A PR agency I once worked for had a large chemical company as a client. One day, I was summoned to a meeting with one of the agency’s senior leaders, who asked if I would take over as the senior relationship manager for the client. The person who had been in that role was moving on to something else and — fortuitously — the senior PR person at the company was brand new.
The company had a practice of rotating line executives through the PR department for a year or two and then sending them back into operations roles. This would be a great opportunity to make a switch at the top of the agency account team since the new company PR person had not formed a relationship with the agency person whose role I was asked to take.
I agreed to take on the new assignment, and made arrangements to travel to the Midwest to meet the new PR head, who I will call “Susan.” The following week, I packed a bag and set out for the airport. Now, the year was 1999, and the “must read” book was Tom Friedman’s “The Lexus and the Olive Tree.” I was enjoying it very much and looked forward to continuing reading it on the flight. By the time the flight landed, I had just two chapters remaining.
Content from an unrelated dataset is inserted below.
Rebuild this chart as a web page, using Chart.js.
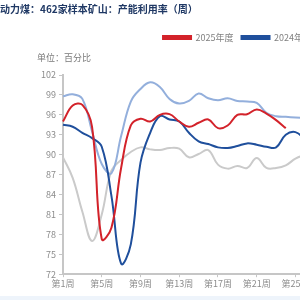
<!DOCTYPE html>
<html lang="zh-CN">
<head>
    <meta charset="UTF-8">
    <title>动力煤：462家样本矿山：产能利用率（周）</title>
    <script src="https://cdn.jsdelivr.net/npm/chart.js"></script>
    <style>
        html, body {
            margin: 0;
            padding: 0;
            overflow: hidden;
            background: #fff;
        }
        .wrap {
            position: absolute;
            left: 0;
            top: 0;
            width: 570px;
            height: 300px;
        }
        .band {
            position: absolute;
            left: 0;
            top: 296px;
            width: 300px;
            height: 4px;
            background: #eef4fb;
        }
    </style>
</head>
<body>
    <div class="wrap"><canvas id="chart"></canvas></div>
    <div class="band"></div>

    <script>
        // categories: week numbers
        const weeks = Array.from({ length: 52 }, (_, i) => "第" + (i + 1) + "周");

        // capacity utilisation, %
        const y2025 = [95.0, 97.4, 97.5, 94.2, 77.3, 79.0, 88.0, 94.4, 95.4, 95.0, 96.0, 96.1,
                       95.0, 94.2, 94.8, 95.3, 94.0, 94.4, 96.0, 96.1, 96.8, 96.2, 95.2, 94.0];
        const y2024 = [94.5, 94.2, 93.3, 92.5, 91.2, 83.8, 73.6, 76.5, 88.8, 93.3, 95.8, 95.3,
                       95.0, 93.3, 92.0, 91.6, 91.1, 91.0, 91.3, 91.7, 91.5, 91.2, 91.1, 93.0, 93.4, 92.3];
        const y2023 = [98.8, 99.1, 98.4, 93.5, 88.6, 87.2, 92.8, 98.0, 99.9, 100.9, 100.2, 98.4,
                       97.7, 98.1, 99.2, 98.5, 98.2, 98.5, 98.1, 98.0, 97.8, 96.3, 95.8, 95.7, 95.6, 95.5];
        const y2022 = [89.6, 86.5, 81.4, 77.0, 81.0, 87.6, 89.2, 90.4, 91.1, 90.8, 90.7, 91.0,
                       90.9, 89.6, 90.1, 90.7, 88.5, 87.9, 88.3, 88.0, 89.5, 88.0, 88.0, 88.4, 89.4, 90.0];

        const seriesNames = ["2025年度", "2024年度", "2023年度", "2022年度"];
        const yMin = 72, yMax = 102, yStep = 3;

        const tickFont = { family: "'Noto Sans CJK SC', sans-serif", size: 9 };
        const axisGray = "#c6c6c6";

        // extra room under the legend for the unit label, legend nudged right
        const legendGap = {
            id: "legendGap",
            beforeInit(chart) {
                const fit = chart.legend.fit;
                chart.legend.fit = function () {
                    fit.call(this);
                    this.height += 23;
                };
            },
            afterLayout(chart) {
                chart.legend.left += 6;
                chart.legend.right += 6;
            },
            afterDraw(chart) {
                const ctx = chart.ctx;
                ctx.save();
                ctx.font = "9px 'Noto Sans CJK SC', sans-serif";
                ctx.fillStyle = "#7a7a7a";
                ctx.textBaseline = "middle";
                ctx.fillText("单位：百分比", chart.chartArea.left - 26, chart.chartArea.top - 17);
                ctx.restore();
            }
        };

        function line(label, data, color) {
            return {
                label: label,
                data: data,
                borderColor: color,
                backgroundColor: color,
                borderWidth: 2,
                pointRadius: 0,
                tension: 0.4,
                fill: false
            };
        }

        new Chart(document.getElementById("chart"), {
            type: "line",
            data: {
                labels: weeks,
                datasets: [
                    line(seriesNames[0], y2025, "#d3222a"),
                    line(seriesNames[1], y2024, "#1f4f9c"),
                    line(seriesNames[2], y2023, "#93afdc"),
                    line(seriesNames[3], y2022, "#cacaca")
                ]
            },
            options: {
                responsive: true,
                maintainAspectRatio: false,
                animation: false,
                layout: { padding: { left: 0, right: 13, top: 0, bottom: 10 } },
                plugins: {
                    title: {
                        display: true,
                        text: "动力煤：462家样本矿山：产能利用率（周）",
                        align: "start",
                        color: "#1f3864",
                        font: { family: "'Noto Sans CJK SC', sans-serif", size: 10, weight: "bold" },
                        padding: { top: 3, bottom: 10 }
                    },
                    legend: {
                        fullSize: false,
                        labels: {
                            boxWidth: 28,
                            boxHeight: 3,
                            padding: 8,
                            color: "#808080",
                            font: { family: "'Noto Sans CJK SC', sans-serif", size: 9 }
                        }
                    },
                    tooltip: { enabled: false }
                },
                scales: {
                    x: {
                        offset: false,
                        afterBuildTicks: scale => {
                            scale.ticks = scale.ticks.filter((t, i) => i % 4 === 0);
                        },
                        grid: { drawOnChartArea: false, tickLength: 3, color: axisGray },
                        border: { color: axisGray, width: 2 },
                        ticks: {
                            autoSkip: false,
                            maxRotation: 0,
                            padding: 1,
                            color: "#8c8c8c",
                            font: tickFont
                        }
                    },
                    y: {
                        min: yMin,
                        max: yMax,
                        afterFit: scale => { scale.width = 63; },
                        grid: { drawOnChartArea: false, tickLength: 4, color: axisGray },
                        border: { color: axisGray, width: 2 },
                        ticks: {
                            stepSize: yStep,
                            padding: 3,
                            color: "#8c8c8c",
                            font: tickFont
                        }
                    }
                }
            },
            plugins: [legendGap]
        });
    </script>
</body>
</html>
Meanwhile, Susan and I hit it off immediately. We spent the whole day together, and in the car on the way to lunch, I happened to mention how much I was enjoying my book. In fact, I mentioned it again on the drive back to the company headquarters from lunch and Susan said, “You know, that does sound like a good book, I’ll have to pick up a copy.”
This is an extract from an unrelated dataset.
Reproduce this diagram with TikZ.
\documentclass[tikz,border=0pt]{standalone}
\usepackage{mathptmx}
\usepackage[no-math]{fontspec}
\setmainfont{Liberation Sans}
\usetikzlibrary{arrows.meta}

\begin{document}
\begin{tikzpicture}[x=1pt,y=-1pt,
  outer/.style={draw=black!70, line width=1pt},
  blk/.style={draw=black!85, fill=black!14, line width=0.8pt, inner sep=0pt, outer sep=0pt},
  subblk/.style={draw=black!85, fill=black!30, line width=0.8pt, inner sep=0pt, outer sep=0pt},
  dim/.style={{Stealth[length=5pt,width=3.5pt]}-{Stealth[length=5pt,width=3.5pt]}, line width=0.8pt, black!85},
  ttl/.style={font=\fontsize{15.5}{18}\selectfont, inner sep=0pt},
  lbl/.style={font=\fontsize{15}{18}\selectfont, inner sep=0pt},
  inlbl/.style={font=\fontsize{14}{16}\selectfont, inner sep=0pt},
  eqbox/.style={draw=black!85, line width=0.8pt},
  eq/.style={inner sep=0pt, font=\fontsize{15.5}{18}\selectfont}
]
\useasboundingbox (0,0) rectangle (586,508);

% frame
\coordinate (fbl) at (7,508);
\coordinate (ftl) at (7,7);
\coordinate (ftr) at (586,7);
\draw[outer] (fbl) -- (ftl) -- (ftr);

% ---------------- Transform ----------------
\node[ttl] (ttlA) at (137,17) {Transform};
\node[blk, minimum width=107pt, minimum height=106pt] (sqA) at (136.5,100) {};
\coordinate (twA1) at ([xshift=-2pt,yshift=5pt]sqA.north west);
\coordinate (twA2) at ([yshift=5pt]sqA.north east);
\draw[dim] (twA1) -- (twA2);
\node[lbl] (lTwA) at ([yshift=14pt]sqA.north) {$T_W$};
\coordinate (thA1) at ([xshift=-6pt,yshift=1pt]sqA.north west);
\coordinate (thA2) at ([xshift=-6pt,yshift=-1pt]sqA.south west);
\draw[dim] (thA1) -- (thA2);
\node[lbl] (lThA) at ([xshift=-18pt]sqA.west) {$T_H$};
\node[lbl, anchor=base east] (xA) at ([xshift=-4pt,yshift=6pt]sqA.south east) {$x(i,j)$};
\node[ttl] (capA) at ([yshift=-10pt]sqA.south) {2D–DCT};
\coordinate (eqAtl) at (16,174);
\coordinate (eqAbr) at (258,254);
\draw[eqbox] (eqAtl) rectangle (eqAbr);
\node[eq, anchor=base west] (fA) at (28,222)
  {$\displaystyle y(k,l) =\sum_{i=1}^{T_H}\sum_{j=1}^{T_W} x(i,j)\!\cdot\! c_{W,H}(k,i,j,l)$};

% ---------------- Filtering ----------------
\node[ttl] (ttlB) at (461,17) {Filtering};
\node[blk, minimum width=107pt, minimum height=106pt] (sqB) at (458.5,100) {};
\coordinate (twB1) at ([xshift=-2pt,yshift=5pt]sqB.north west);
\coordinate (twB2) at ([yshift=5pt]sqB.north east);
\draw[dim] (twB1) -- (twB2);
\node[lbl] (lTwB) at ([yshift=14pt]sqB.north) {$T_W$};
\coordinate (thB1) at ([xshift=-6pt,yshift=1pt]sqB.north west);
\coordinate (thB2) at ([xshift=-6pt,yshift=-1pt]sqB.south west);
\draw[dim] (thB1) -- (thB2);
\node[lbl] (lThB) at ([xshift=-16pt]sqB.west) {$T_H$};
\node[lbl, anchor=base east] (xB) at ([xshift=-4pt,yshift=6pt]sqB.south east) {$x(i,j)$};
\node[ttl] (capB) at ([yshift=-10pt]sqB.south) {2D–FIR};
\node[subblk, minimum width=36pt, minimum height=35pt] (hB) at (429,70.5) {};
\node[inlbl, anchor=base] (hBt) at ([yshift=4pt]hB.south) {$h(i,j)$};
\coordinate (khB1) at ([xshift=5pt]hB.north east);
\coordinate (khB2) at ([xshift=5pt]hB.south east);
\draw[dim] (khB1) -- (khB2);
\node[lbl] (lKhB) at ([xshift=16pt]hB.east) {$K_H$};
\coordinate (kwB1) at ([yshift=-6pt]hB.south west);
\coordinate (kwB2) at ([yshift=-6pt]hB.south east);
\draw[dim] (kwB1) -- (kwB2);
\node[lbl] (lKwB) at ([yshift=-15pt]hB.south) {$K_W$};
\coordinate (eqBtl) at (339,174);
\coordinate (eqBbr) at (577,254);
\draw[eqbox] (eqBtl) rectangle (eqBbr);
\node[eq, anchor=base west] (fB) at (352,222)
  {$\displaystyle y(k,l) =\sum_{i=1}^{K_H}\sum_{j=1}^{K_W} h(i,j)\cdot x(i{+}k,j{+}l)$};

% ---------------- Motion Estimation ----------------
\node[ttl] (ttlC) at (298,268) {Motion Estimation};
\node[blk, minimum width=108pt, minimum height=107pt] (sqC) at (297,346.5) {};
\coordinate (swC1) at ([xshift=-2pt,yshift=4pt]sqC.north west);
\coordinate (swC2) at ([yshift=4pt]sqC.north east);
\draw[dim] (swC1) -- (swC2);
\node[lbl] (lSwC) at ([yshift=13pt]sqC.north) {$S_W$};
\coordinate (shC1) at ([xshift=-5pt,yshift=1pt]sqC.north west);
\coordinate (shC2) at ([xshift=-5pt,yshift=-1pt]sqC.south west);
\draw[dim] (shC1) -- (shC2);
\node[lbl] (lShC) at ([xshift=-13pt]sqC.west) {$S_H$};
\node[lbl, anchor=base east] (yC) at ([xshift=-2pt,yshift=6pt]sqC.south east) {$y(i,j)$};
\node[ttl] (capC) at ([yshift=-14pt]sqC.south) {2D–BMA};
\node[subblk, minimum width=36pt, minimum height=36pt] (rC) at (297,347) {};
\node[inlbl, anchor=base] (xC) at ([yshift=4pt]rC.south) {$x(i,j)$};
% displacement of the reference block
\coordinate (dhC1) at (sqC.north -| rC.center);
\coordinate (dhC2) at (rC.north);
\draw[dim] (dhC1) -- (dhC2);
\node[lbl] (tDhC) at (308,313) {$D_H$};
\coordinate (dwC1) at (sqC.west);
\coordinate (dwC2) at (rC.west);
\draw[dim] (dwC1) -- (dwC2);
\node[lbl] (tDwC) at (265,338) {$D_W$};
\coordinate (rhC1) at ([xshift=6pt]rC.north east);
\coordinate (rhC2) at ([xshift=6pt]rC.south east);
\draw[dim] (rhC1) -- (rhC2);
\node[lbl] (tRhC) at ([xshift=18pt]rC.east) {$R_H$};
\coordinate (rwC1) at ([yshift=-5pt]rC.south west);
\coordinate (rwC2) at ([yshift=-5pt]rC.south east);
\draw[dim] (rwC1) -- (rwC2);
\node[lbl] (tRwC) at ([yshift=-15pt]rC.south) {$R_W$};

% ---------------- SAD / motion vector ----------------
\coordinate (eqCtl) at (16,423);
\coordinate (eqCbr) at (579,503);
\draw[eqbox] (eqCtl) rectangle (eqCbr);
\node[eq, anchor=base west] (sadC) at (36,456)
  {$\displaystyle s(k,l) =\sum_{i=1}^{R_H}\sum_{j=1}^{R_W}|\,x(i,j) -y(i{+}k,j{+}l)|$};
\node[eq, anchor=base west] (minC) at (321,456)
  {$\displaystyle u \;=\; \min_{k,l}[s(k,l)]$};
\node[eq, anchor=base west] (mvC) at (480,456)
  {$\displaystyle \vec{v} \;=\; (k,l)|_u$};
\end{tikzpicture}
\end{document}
What I should have done, of course, was reach into my bag for the book and offer it to her on the spot. I was in the client service business, I had a new client with whom I was trying to bond, and I had the damn book in my bag.
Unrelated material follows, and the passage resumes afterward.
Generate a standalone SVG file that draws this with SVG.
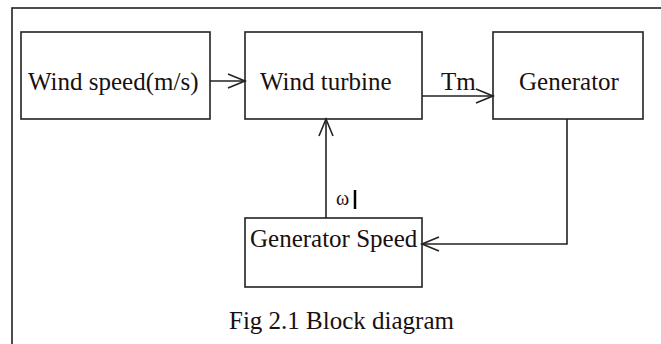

But…I really was enjoying the book and I still had those two chapters left — I was looking forward to reading them on the flight home that night. So, I did not do what I should have done. Instead, I finished the book on the flight as planned, and the next day, I fired up my home PC and went online to Amazon.com.
In no time at all, I had ordered a copy of “The Lexus and the Olive Tree” and had it shipped right to Susan’s office. She would get the book by the end of the week and all would be well.
On Friday, I travelled to Philadelphia to meet with another client, and at the end of the day, I was standing in the cab line at Penn Station checking my voicemail at work. I was soon so convulsed with laughter (and no small degree of horror), that I had to let others in line go ahead of me. I was paralyzed by the voicemail I got from that chemical company in the Midwest. It went like this:
“Oh hi Chris, this is Louise, Susan’s assistant. I’m calling because we received a package today from Amazon. From the receipt it looks like you were trying to send Susan a copy of “The Lexus and the Olive Tree,” but that’s not what arrived. So, if you can, please call me on Monday and we’ll try to straighten this out.”
Louise closed with this: “Oh, by the way, the book that arrived is called Ten Thousand Ways to Say I Love You. Have a nice weekend.”
I called customer service at Amazon. As I explained what had occurred, the fellow in the call center had to put me on hold twice because he was laughing so hard, I thought he was going to hurt himself. When he finally regained tenuous control, he apologized and offered to send (at no charge) a copy of the right book to Susan. And, he said with some amusement, she could keep the other book, too.
I am grateful that Susan has a hearty sense of humor and did not think I was rather dramatically overstepping the bounds of our new relationship. In fact, we remained friends for years until she retired and every now and then she would send an email with just a random four digit number in the body: 5738 or 8637. Since I never got the book, I can’t tell you which of the ten thousand ways those numbers referred to, but I always responded in kind. And I will again today.